SIMON LAMBERT: Deflation wasn't the authorities' plan so enjoy it while it lasts - because it's inflation that our leaders want
Britain is in deflation. It's only a tiny bit of good deflation, according to those in the know, but average prices are falling.
The 0.1 per cent annual dip on the consumer prices index measure of inflation this week was a momentous event.
CPI figures only go to 1989 in their extrapolated format but statisticians - who have worked the numbers back - say you would have to go all the way back to March 1960 to find the last bout of deflation on the index.
All shook up: The UK last experienced deflation in March 1960 just when Elvis Presley left the army, but Bank of England Governor Mark Carney says we should 'enjoy it while it lasts'
That was the year Prince Andrew and Jeremy Clarkson were born, Elvis Presley finished his military service and Cliff Richard, Adam Faith and the Everly Brothers ruled the UK pop charts.
At that time Harold McMillan was prime minister, the man who had delivered the famous ‘you’ve never had it so good speech’ a few years earlier.
That highly astute operator, Bank of England Governor Mark Carney, has echoed this sentiment with his ‘enjoy it while it lasts’ picture of today’s non-inflationary environment.
Wages are rising above the cost of living, savers are getting a real return, and the pound in your pocket buys more.
We’re a long way from McMillan’s post war glow of prosperity, but those effects are a welcome diversion from the falling real wages, savings returns and stubborn inflation seen since the financial crisis.
The Chancellor George Osborne has also been out welcoming our little bit of good deflation. At a casual glance you would think this bout of falling prices was what we were aiming for all along. It wasn't.
That's why Mr Carney says enjoy the moment. It’s forecast to be a brief respite.
Inflation will be back when falling energy and petrol prices fall out of the equation and the supermarkets eventually stop duffing each other up.
The consensus is that inflation will be back at 1 per cent at the end of this year and on its way back to the 2 per cent target next year.
That may not happen, it might just be that we are being too complacent on deflation, another sharp reverse for the oil price is not unthinkable.
The return of inflation seems fairly likely though.
All who fill up their car, will certainly have noticed petrol prices jumping back up. Supermarkets will need to stop their race to cut prices at some point. Are energy companies really going to cut prices two winters in a row?

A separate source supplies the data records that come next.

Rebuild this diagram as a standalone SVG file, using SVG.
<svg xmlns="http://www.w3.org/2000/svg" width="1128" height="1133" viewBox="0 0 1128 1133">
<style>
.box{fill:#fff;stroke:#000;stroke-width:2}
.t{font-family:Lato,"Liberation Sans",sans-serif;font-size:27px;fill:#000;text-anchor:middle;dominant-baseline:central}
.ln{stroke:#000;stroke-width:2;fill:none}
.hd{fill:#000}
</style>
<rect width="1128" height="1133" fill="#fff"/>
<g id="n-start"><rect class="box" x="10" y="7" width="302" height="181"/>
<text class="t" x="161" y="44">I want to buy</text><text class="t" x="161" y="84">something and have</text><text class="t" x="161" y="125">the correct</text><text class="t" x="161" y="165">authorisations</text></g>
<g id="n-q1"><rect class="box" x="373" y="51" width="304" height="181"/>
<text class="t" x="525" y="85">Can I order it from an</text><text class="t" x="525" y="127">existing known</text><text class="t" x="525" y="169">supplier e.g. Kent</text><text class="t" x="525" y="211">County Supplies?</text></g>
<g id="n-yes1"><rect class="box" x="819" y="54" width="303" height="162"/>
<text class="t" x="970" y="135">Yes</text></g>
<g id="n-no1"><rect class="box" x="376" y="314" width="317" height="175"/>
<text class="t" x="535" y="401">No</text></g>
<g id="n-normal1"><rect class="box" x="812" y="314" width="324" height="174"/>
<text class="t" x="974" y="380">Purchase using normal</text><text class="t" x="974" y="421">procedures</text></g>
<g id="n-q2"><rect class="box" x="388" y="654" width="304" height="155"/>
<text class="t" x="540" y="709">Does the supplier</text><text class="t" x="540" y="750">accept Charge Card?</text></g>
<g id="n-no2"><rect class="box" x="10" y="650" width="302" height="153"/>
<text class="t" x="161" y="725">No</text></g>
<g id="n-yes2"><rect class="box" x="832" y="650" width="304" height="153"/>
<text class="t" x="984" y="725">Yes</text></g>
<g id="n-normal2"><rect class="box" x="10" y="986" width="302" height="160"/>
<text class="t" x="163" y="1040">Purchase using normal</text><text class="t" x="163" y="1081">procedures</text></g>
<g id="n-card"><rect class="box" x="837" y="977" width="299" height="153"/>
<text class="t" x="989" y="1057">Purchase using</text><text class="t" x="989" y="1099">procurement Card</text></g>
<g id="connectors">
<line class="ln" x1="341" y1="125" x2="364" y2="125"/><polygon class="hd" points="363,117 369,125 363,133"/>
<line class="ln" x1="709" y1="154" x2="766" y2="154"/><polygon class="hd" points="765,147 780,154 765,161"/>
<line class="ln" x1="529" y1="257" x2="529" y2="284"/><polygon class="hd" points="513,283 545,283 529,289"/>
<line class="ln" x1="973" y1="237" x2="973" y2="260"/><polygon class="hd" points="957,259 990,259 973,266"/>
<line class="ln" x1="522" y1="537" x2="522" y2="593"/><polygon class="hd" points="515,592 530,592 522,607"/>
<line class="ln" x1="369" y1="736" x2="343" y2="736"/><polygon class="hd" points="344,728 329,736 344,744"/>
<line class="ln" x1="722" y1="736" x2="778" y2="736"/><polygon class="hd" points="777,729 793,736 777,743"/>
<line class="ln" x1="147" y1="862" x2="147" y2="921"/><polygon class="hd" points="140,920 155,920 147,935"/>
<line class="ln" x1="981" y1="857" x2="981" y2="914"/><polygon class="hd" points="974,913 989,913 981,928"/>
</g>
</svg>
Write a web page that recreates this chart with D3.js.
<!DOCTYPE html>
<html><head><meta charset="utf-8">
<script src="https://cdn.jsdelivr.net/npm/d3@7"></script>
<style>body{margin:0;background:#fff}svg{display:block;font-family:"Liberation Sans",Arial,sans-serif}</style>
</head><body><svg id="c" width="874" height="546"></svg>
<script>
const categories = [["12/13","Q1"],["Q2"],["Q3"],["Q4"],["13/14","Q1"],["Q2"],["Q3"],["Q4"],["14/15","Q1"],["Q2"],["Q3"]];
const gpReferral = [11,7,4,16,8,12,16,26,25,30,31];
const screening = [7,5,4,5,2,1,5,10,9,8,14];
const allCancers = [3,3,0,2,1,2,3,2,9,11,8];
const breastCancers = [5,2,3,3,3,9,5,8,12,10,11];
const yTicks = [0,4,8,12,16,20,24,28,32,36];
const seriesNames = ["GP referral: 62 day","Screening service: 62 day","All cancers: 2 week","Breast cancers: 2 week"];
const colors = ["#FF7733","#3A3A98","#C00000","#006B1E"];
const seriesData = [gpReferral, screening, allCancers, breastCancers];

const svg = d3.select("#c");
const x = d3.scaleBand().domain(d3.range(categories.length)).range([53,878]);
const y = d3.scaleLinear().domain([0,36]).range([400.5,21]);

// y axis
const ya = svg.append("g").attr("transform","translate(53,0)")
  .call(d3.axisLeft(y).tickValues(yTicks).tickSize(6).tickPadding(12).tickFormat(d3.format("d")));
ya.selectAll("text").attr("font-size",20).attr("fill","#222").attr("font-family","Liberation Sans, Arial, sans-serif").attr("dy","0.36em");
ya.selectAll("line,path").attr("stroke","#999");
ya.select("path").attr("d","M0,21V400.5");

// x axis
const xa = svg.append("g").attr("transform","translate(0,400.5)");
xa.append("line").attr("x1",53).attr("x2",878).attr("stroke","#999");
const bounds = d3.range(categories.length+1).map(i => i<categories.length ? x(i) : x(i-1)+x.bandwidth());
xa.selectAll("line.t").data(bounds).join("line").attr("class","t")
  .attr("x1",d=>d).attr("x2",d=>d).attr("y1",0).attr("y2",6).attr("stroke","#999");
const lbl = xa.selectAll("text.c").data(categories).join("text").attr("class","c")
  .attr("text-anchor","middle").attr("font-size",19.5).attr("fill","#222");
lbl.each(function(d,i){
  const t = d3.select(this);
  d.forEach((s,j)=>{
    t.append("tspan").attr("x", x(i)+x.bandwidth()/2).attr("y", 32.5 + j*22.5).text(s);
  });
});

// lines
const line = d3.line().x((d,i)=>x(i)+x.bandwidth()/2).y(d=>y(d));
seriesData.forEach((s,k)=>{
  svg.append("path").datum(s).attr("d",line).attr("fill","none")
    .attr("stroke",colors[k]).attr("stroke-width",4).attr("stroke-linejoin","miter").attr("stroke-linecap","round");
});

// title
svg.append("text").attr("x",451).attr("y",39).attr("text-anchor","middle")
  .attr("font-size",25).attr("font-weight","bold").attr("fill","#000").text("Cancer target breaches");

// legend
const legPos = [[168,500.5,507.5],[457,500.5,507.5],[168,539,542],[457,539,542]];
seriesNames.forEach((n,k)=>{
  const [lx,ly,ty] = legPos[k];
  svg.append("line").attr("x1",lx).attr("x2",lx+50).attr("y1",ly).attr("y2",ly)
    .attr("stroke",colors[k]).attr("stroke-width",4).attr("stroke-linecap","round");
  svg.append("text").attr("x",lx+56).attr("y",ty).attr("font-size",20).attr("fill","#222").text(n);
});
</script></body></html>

A return of inflation would mean two important things for our finances.
Record low mortgage rates are likely to start vanishing and savers will find lowflation stops helping them beat low returns on cash.
A shift upwards in the absolute lowest mortgage rates is already occurring as expectations of deflation ease and the bond market wobbles.There are still plenty of ultra-low rates about – you can fix for five years now at the same rate as you could have fixed for two a year ago – but at the margins the cheapest rates have risen.

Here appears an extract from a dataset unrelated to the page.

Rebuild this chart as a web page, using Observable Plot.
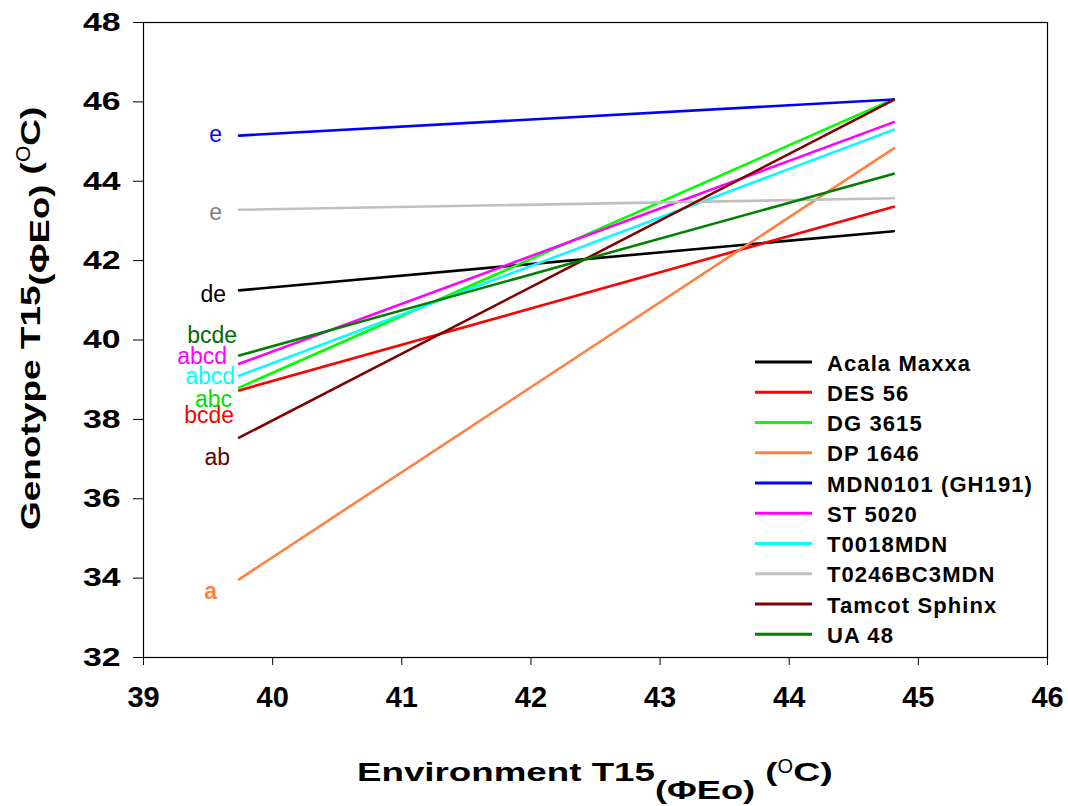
<!DOCTYPE html>
<html>
<head>
<meta charset="utf-8">
<script src="https://cdn.jsdelivr.net/npm/d3@7"></script>
<script src="https://cdn.jsdelivr.net/npm/@observablehq/plot@0.6"></script>
<style>
  body { margin: 0; background: #fff; }
  #chart { position: relative; width: 1068px; height: 806px; }
</style>
</head>
<body>
<div id="chart"></div>
<script>
// Genotypes and their T15 response between the two environments
const genotypes = ["Acala Maxxa", "DES 56", "DG 3615", "DP 1646", "MDN0101 (GH191)",
                   "ST 5020", "T0018MDN", "T0246BC3MDN", "Tamcot Sphinx", "UA 48"];
const envT15 = [39.74, 44.81];                      // environment T15 (°C), low and high
const genoT15Low  = [41.25, 38.73, 38.80, 33.97, 45.15, 39.40, 39.10, 43.28, 37.54, 39.61];
const genoT15High = [42.74, 43.36, 46.07, 44.83, 46.06, 45.49, 45.30, 43.57, 46.05, 44.19];
const groupLetters = ["de", "bcde", "abc", "a", "e", "abcd", "abcd", "e", "ab", "bcde"];
const xTicks = [39, 40, 41, 42, 43, 44, 45, 46];
const yTicks = [32, 34, 36, 38, 40, 42, 44, 46, 48];

// Styling
const FONT = "'Liberation Sans', Arial, Helvetica, sans-serif";
const lineColors  = ["#000000", "#ff0000", "#00ff00", "#ff8040", "#0000ff",
                     "#ff00ff", "#00ffff", "#c0c0c0", "#800000", "#008000"];
const letterColors = ["#000000", "#ff0000", "#00e000", "#ff8040", "#0000ff",
                      "#ff00ff", "#00ffff", "#808080", "#600000", "#006a00"];
// letter label nudges (px) relative to each line's left end
const letterDx = [-13, -5, -7, -22, -17, -12, -4, -17, -9, -2];
const letterDy = [4, 25, 12, 12, -1, -7, 1, 3, 20, -20];

const rows = genotypes.flatMap((g, i) => [
  {genotype: g, env: envT15[0], geno: genoT15Low[i]},
  {genotype: g, env: envT15[1], geno: genoT15High[i]}
]);

const letterMarks = genotypes.map((g, i) => Plot.text([i], {
  x: () => envT15[0],
  y: () => genoT15Low[i],
  text: () => groupLetters[i],
  textAnchor: "end",
  dx: letterDx[i],
  dy: letterDy[i],
  fill: letterColors[i],
  fontSize: 23,
  fontWeight: groupLetters[i] === "a" ? "bold" : "normal"
}));

const svg = Plot.plot({
  width: 1068,
  height: 806,
  marginLeft: 143,
  marginRight: 21,
  marginTop: 22,
  marginBottom: 149,
  style: {fontFamily: FONT, background: "#fff", color: "#000", overflow: "visible"},
  x: {domain: [39, 46]},
  y: {domain: [32, 48]},
  color: {domain: genotypes, range: lineColors},
  marks: [
    Plot.axisX({ticks: xTicks, tickFormat: d3.format("d"), tickSize: 8, tickPadding: 21,
                fontSize: 29, fontWeight: "bold", label: null, stroke: "#000"}),
    Plot.axisY({ticks: yTicks, tickFormat: d3.format("d"), tickSize: 10, tickPadding: 13,
                fontSize: 26, fontWeight: "bold", label: null, stroke: "#000"}),
    Plot.frame({stroke: "#000", strokeWidth: 1.2}),
    Plot.line(rows, {x: "env", y: "geno", z: "genotype", stroke: "genotype", strokeWidth: 2.6}),
    ...letterMarks
  ]
});

document.getElementById("chart").appendChild(svg);

// widen the y tick labels about their right-hand anchor
d3.select(svg).selectAll('g[aria-label="y-axis tick label"] text').each(function () {
  const s = 1.3;
  const t = this.getAttribute("transform");
  if (t && /translate/.test(t)) {
    this.setAttribute("transform", t + ` scale(${s},1)`);
  } else {
    const x = +this.getAttribute("x") || 0;
    this.setAttribute("transform", `translate(${x * (1 - s)},0) scale(${s},1)`);
  }
});

// Axis titles with subscript and superscript runs
function drawTitle(parent, pieces) {
  let x = 0;
  for (const p of pieces) {
    const t = parent.append("text")
      .attr("font-family", FONT)
      .attr("font-size", p.size)
      .attr("font-weight", p.weight)
      .attr("text-anchor", "start")
      .attr("fill", "#000")
      .style("white-space", "pre")
      .attr("transform", `translate(${x},${p.dy}) scale(${p.sx},1)`)
      .text(p.text);
    x += t.node().getComputedTextLength() * p.sx;
  }
}

const xTitle = d3.select(svg).append("g").attr("text-anchor", "start")
  .attr("transform", "translate(357,781)");
drawTitle(xTitle, [
  {text: "Environment T15", size: 25, weight: "bold", sx: 1.47, dy: 0},
  {text: "(ΦEo)", size: 25, weight: "bold", sx: 1.45, dy: 18},
  {text: " (", size: 25, weight: "bold", sx: 1.47, dy: 0},
  {text: "O", size: 20, weight: "normal", sx: 1.0, dy: -8},
  {text: "C)", size: 25, weight: "bold", sx: 1.5, dy: 0}
]);

const yTitle = d3.select(svg).append("g").attr("text-anchor", "start")
  .attr("transform", "translate(40,530) rotate(-90)");
drawTitle(yTitle, [
  {text: "Genotype T15", size: 27, weight: "bold", sx: 1.37, dy: 0},
  {text: "(ΦEo)", size: 27, weight: "bold", sx: 1.35, dy: 9},
  {text: " (", size: 27, weight: "bold", sx: 1.37, dy: 0},
  {text: "O", size: 21, weight: "normal", sx: 1.0, dy: -10},
  {text: "C)", size: 27, weight: "bold", sx: 1.37, dy: 0}
]);

// Legend inside the plot area, lower right
const legend = d3.select(svg).append("g").attr("text-anchor", "start")
  .attr("transform", "translate(755,362)");
genotypes.forEach((g, i) => {
  const row = legend.append("g").attr("transform", `translate(0,${i * 30.25})`);
  row.append("line").attr("x1", 0).attr("x2", 57).attr("y1", 0).attr("y2", 0)
    .attr("stroke", lineColors[i]).attr("stroke-width", 3);
  row.append("text")
    .attr("x", 72).attr("y", 8.5)
    .attr("text-anchor", "start")
    .attr("font-family", FONT).attr("font-size", 22).attr("font-weight", "bold")
    .attr("letter-spacing", 1.1)
    .attr("fill", "#000")
    .text(g);
});
</script>
</body>
</html>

HSBC pulled its 1.99 per cent five-year fix, Woolwich has removed its same rate.
This may just be a blip, or it could be the beginning of the end for the cheapest ever mortgage rates. Almost undoubtedly, they will still remain low – they just won’t be quite as low as now.

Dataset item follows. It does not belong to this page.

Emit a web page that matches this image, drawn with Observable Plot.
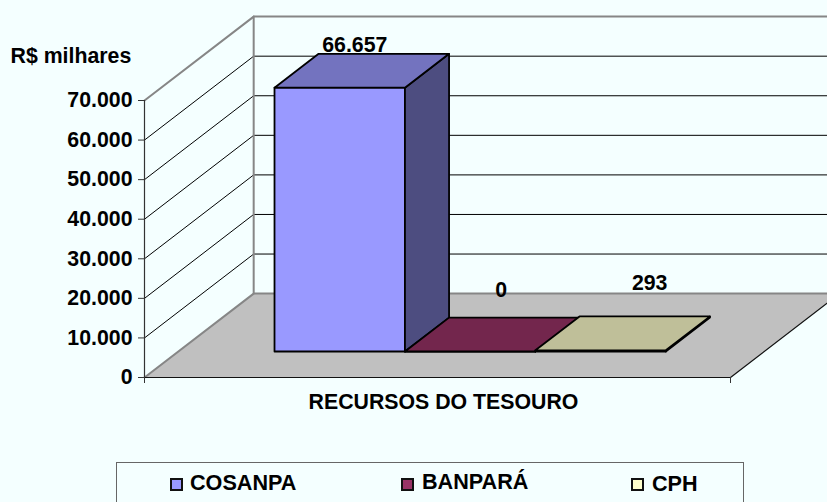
<!DOCTYPE html>
<html><head><meta charset="utf-8">
<script src="https://cdn.jsdelivr.net/npm/d3@7"></script>
<script src="https://cdn.jsdelivr.net/npm/@observablehq/plot@0.6"></script>
<style>
html,body{margin:0;padding:0;background:#F4FFFF;overflow:hidden;width:827px;height:502px}
#legend{position:relative;height:47px;overflow:hidden;font:bold 21.6px "Liberation Sans",Arial,sans-serif;color:#000}
#box{position:absolute;left:116px;top:7px;width:626px;height:60px;border:1px solid #666;box-sizing:content-box}
.sw{position:absolute;top:23px;width:9px;height:9px;border:2px solid #111}
.lb{position:absolute;line-height:24px}
svg{display:block}
</style></head><body>
<div id="chart"></div>
<div id="legend"><div id="box"></div></div>
<script>
const categories = ["COSANPA", "BANPARÁ", "CPH"];
const values = [66657, 0, 293];
const seriesColors = ["#9999FF", "#993366", "#FFFFCC"];
const yTicks = [0, 10000, 20000, 30000, 40000, 50000, 60000, 70000];
const yLabel = "R$ milhares";
const xLabel = "RECURSOS DO TESOURO";

const FONT = '"Liberation Sans", Arial, sans-serif';
const SIZE = 21.3;
const fmt = d3.format(",.0f");
const br = v => fmt(v).replace(/,/g, ".");

// oblique projection of (x, value, depth) on to the two scales
const depthX = 109 / 585, depthV = 21200;
const P = (x, v, z) => ({x: x + z * depthX, y: v + z * depthV});
const poly = (id, fill, pts) => pts.map(p => ({id, fill, ...p}));
const shade = (c, k) => { const r = d3.rgb(c); return d3.rgb(r.r * k, r.g * k, r.b * k).formatHex(); };

const barW = 0.2226, pad = (1 - 3 * barW) / 2 - 0.002, z0 = 0.31, z1 = 0.714;
const bars = values.map((v, i) => ({
  v, x0: pad + i * barW, x1: pad + (i + 1) * barW, color: seriesColors[i], name: categories[i]
}));

const polys = bars.flatMap((b, i) => [
  ...poly(`f${i}`, b.color, [P(b.x0,0,z0), P(b.x1,0,z0), P(b.x1,b.v,z0), P(b.x0,b.v,z0)]),
  ...poly(`s${i}`, shade(b.color,.5), [P(b.x1,0,z0), P(b.x1,0,z1), P(b.x1,b.v,z1), P(b.x1,b.v,z0)]),
  ...poly(`t${i}`, shade(b.color,.75), [P(b.x0,b.v,z0), P(b.x1,b.v,z0), P(b.x1,b.v,z1), P(b.x0,b.v,z1)])
]);

const floor = [P(0,0,0), P(1,0,0), P(1,0,1), P(0,0,1)];
const wallGrid = yTicks.filter(t => t > 0 && t < 70000)
  .flatMap(t => [P(0,t,0), P(0,t,1), P(1.3,t,1)].map(p => ({...p, t})));
const topEdge = [P(0,70000,0), P(0,70000,1), P(1.3,70000,1)];
const baseEdge = [P(0,0,0), P(0,0,1), P(1.3,0,1)];
const backPost = [P(0,0,1), P(0,70000,1)];
const frontEdge = [P(0,0,0), P(1,0,0), P(1,0,1)];

const label = (i, dx, dy) => Plot.text([bars[i]], {
  x: b => P((b.x0 + b.x1) / 2, b.v, (z0 + z1) / 2).x,
  y: b => P(0, b.v, z1).y,
  text: b => br(b.v), dx, dy, lineAnchor: "bottom", fontSize: SIZE, fontWeight: "bold", fill: "#000"
});

const chart = Plot.plot({
  width: 827, height: 455,
  marginLeft: 144, marginRight: 97, marginTop: 100, marginBottom: 78,
  style: {background: "#F4FFFF", fontFamily: FONT},
  x: {domain: [0, 1], axis: null},
  y: {domain: [0, 70000], axis: null},
  color: {type: "identity"},
  marks: [
    Plot.line(floor, {x:"x", y:"y", fill:"#C0C0C0", stroke:"none", curve:"linear-closed"}),
    Plot.line(wallGrid, {x:"x", y:"y", z:"t", stroke:"#000", strokeWidth:1}),
    Plot.line(topEdge, {x:"x", y:"y", stroke:"#868686", strokeWidth:2}),
    Plot.line(baseEdge, {x:"x", y:"y", stroke:"#868686", strokeWidth:2}),
    Plot.line(backPost, {x:"x", y:"y", stroke:"#868686", strokeWidth:2}),
    Plot.line(frontEdge, {x:"x", y:"y", stroke:"#111", strokeWidth:1.2}),
    Plot.line(polys, {x:"x", y:"y", z:"id", fill:"fill", stroke:"#000", strokeWidth:1.8, curve:"linear-closed", strokeLinejoin:"round"}),
    Plot.ruleX([0], {y1:0, y2:70000, stroke:"#333", strokeWidth:1.2}),
    Plot.axisY({ticks: yTicks, tickFormat: br, tickSize: 6, tickPadding: 6, label: null,
      fontSize: SIZE, fontWeight: "bold", fill: "#000", stroke: "#333"}),
    Plot.axisX({ticks: [0, 1], tickFormat: () => "", tickSize: 6, label: null, stroke: "#333"}),
    label(0, -7, -2),
    label(1, 9, -21),
    label(2, 27, -26),
    Plot.text([xLabel], {frameAnchor:"bottom", dx: 6, dy: 31, fontSize: SIZE, fontWeight:"bold", fill:"#000"}),
    Plot.text([yLabel], {frameAnchor:"top-left", textAnchor:"start", dx:-134, dy:-53, fontSize: SIZE, fontWeight:"bold", fill:"#000"})
  ]
});
document.getElementById("chart").appendChild(chart);

const legendX = [[170, 190, 21], [401, 422, 20], [631, 652, 22]];
const lg = document.getElementById("legend");
categories.forEach((c, i) => {
  const sw = document.createElement("div"); sw.className = "sw";
  sw.style.left = legendX[i][0] + "px"; sw.style.background = seriesColors[i];
  const t = document.createElement("div"); t.className = "lb"; t.textContent = c;
  t.style.left = legendX[i][1] + "px"; t.style.top = (legendX[i][2] - 5) + "px";
  lg.append(sw, t);
});
</script>
</body></html>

For savers, a rate rise delivered in response to higher inflation expectations would feel welcome. The best easy access rate pays a measly 1.5 per cent at the moment. Yet, at the moment that is a 1.6 per cent real return.
If interest rates rise to 0.75 per cent, some very generous banks may hand over the full 0.25 per cent to savers (don’t hold your breath on that one).
But if inflation is back at 1.5 per cent by that point, an easy access account would be delivering a real return of just 0.25 per cent.
The return of inflation would put us back on the financial repression plan to deal with national debt. Inflation will eat into the debt, savers will be discouraged from hoarding cash and borrowers will still get cheap money.
Where we stand now was not the point of spending more than six years with a 0.5 per cent base rate, printing money to the tune of £375billion worth of quantitative easing, and handing a load of practically free cash to banks to lend out through funding for lending.
Deflation is exactly what we were trying to avoid. To get out of the hole the UK's debt-ridden finances are in, we need inflation.
Despite the welcoming words from the Chancellor and Bank Governor, deflation hasn’t been the plan all along.
In fact, what the authorities really want is inflation, so position yourself for its return.